**Problem statement**. Return the material exactly, first line through the line containing "string; italic?: boolean;", and nothing more. Pictures stay out.
··· Collected material
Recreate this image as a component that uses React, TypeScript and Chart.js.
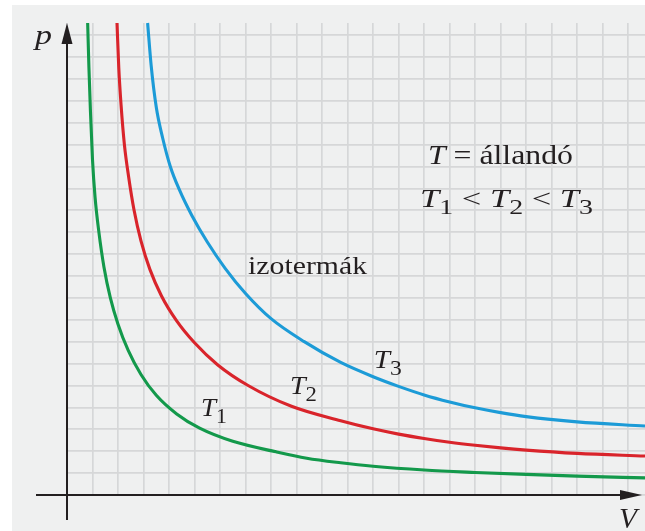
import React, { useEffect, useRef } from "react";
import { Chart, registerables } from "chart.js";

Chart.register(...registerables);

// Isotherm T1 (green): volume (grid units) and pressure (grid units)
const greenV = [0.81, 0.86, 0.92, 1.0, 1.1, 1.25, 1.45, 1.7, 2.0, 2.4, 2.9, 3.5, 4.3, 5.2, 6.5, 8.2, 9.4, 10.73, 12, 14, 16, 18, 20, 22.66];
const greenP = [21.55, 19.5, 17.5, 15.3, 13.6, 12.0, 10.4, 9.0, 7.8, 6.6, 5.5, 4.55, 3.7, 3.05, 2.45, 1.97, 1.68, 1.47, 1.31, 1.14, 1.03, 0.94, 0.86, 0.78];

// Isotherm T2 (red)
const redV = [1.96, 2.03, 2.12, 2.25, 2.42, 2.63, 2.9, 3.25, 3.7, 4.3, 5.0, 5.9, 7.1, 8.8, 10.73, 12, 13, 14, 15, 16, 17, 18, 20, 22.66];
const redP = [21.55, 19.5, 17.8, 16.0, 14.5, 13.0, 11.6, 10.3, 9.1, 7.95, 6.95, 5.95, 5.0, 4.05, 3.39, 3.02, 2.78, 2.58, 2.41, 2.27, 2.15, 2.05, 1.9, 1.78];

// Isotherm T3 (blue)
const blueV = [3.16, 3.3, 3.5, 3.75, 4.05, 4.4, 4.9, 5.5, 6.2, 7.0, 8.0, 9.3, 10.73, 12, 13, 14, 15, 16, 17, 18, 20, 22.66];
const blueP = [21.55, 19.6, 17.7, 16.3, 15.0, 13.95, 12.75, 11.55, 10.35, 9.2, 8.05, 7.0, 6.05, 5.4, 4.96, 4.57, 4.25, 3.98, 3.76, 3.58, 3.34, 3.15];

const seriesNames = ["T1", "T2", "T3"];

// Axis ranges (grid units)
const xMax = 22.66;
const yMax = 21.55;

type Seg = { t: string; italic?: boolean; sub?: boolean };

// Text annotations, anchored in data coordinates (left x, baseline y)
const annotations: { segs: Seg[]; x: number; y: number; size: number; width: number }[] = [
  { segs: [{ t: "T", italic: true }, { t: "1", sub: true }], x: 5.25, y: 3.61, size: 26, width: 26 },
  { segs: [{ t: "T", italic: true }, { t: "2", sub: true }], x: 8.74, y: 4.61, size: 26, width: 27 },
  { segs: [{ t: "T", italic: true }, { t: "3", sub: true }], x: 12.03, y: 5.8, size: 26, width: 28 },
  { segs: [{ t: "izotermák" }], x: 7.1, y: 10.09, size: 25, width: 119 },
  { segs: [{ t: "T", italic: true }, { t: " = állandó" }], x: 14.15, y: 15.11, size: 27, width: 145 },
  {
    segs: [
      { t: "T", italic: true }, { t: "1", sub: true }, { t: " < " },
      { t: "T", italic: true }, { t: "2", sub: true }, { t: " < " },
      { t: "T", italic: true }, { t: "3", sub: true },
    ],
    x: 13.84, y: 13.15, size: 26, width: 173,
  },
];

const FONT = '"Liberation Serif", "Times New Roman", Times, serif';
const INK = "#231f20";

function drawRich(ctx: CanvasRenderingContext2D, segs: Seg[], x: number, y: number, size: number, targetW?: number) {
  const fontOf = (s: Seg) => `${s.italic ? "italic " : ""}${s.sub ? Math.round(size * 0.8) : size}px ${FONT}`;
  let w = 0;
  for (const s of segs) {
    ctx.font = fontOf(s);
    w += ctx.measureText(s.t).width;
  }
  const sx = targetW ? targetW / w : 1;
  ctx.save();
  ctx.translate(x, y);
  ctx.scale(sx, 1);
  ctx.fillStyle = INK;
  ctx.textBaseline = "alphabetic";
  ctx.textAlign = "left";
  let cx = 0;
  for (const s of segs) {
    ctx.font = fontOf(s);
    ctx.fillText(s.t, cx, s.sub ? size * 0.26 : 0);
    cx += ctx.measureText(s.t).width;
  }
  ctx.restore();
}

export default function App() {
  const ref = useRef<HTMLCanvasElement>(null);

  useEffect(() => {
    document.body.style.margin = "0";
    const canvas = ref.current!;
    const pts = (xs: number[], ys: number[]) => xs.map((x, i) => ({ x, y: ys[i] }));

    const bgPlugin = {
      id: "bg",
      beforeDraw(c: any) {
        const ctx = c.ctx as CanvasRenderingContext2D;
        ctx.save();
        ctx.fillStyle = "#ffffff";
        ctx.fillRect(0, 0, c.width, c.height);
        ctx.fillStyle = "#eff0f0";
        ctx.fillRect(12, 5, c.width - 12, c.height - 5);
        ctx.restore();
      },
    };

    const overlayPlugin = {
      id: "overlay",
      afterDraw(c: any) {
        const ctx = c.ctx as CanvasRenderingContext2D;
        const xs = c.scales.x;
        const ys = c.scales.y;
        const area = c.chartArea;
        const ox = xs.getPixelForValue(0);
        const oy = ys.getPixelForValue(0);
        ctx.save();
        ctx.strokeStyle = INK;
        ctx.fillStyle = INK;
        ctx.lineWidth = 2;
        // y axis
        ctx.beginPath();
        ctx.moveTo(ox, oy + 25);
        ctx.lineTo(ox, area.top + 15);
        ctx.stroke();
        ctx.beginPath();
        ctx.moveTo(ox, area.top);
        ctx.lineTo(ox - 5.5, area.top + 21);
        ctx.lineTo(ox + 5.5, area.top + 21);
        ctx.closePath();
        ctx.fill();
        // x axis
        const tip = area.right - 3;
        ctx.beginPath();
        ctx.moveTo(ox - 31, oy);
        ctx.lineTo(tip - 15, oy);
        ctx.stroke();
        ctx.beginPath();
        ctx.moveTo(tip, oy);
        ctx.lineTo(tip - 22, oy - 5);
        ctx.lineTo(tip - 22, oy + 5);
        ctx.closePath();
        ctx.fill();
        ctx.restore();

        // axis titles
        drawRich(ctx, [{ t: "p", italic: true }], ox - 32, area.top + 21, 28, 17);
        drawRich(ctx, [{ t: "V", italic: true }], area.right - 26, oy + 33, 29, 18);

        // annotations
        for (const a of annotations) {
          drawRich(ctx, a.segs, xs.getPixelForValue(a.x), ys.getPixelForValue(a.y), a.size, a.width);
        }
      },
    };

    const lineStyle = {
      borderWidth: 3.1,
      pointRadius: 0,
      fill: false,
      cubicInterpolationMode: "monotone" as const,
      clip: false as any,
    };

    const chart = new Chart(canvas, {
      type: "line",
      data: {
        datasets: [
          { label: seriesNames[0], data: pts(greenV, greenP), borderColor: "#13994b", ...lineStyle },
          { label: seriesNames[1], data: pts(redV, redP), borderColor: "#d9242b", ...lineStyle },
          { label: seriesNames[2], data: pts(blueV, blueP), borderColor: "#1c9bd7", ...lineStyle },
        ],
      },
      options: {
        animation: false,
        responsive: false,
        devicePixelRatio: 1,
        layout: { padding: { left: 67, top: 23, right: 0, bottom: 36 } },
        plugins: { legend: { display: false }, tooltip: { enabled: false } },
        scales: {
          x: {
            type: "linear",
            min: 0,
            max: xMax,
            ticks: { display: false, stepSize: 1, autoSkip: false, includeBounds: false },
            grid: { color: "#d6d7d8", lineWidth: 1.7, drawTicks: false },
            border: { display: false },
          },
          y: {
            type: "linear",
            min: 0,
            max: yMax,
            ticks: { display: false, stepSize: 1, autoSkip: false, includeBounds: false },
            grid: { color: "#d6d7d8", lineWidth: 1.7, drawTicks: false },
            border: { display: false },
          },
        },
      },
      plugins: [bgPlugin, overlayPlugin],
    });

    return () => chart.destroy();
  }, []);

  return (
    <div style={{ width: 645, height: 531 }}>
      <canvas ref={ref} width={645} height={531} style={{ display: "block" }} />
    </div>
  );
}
······
**The output**.
Recreate this image as a component that uses React, TypeScript and Chart.js.
import React, { useEffect, useRef } from "react";
import { Chart, registerables } from "chart.js";

Chart.register(...registerables);

// Isotherm T1 (green): volume (grid units) and pressure (grid units)
const greenV = [0.81, 0.86, 0.92, 1.0, 1.1, 1.25, 1.45, 1.7, 2.0, 2.4, 2.9, 3.5, 4.3, 5.2, 6.5, 8.2, 9.4, 10.73, 12, 14, 16, 18, 20, 22.66];
const greenP = [21.55, 19.5, 17.5, 15.3, 13.6, 12.0, 10.4, 9.0, 7.8, 6.6, 5.5, 4.55, 3.7, 3.05, 2.45, 1.97, 1.68, 1.47, 1.31, 1.14, 1.03, 0.94, 0.86, 0.78];

// Isotherm T2 (red)
const redV = [1.96, 2.03, 2.12, 2.25, 2.42, 2.63, 2.9, 3.25, 3.7, 4.3, 5.0, 5.9, 7.1, 8.8, 10.73, 12, 13, 14, 15, 16, 17, 18, 20, 22.66];
const redP = [21.55, 19.5, 17.8, 16.0, 14.5, 13.0, 11.6, 10.3, 9.1, 7.95, 6.95, 5.95, 5.0, 4.05, 3.39, 3.02, 2.78, 2.58, 2.41, 2.27, 2.15, 2.05, 1.9, 1.78];

// Isotherm T3 (blue)
const blueV = [3.16, 3.3, 3.5, 3.75, 4.05, 4.4, 4.9, 5.5, 6.2, 7.0, 8.0, 9.3, 10.73, 12, 13, 14, 15, 16, 17, 18, 20, 22.66];
const blueP = [21.55, 19.6, 17.7, 16.3, 15.0, 13.95, 12.75, 11.55, 10.35, 9.2, 8.05, 7.0, 6.05, 5.4, 4.96, 4.57, 4.25, 3.98, 3.76, 3.58, 3.34, 3.15];

const seriesNames = ["T1", "T2", "T3"];

// Axis ranges (grid units)
const xMax = 22.66;
const yMax = 21.55;

type Seg = { t: string; italic?: boolean; sub?: boolean };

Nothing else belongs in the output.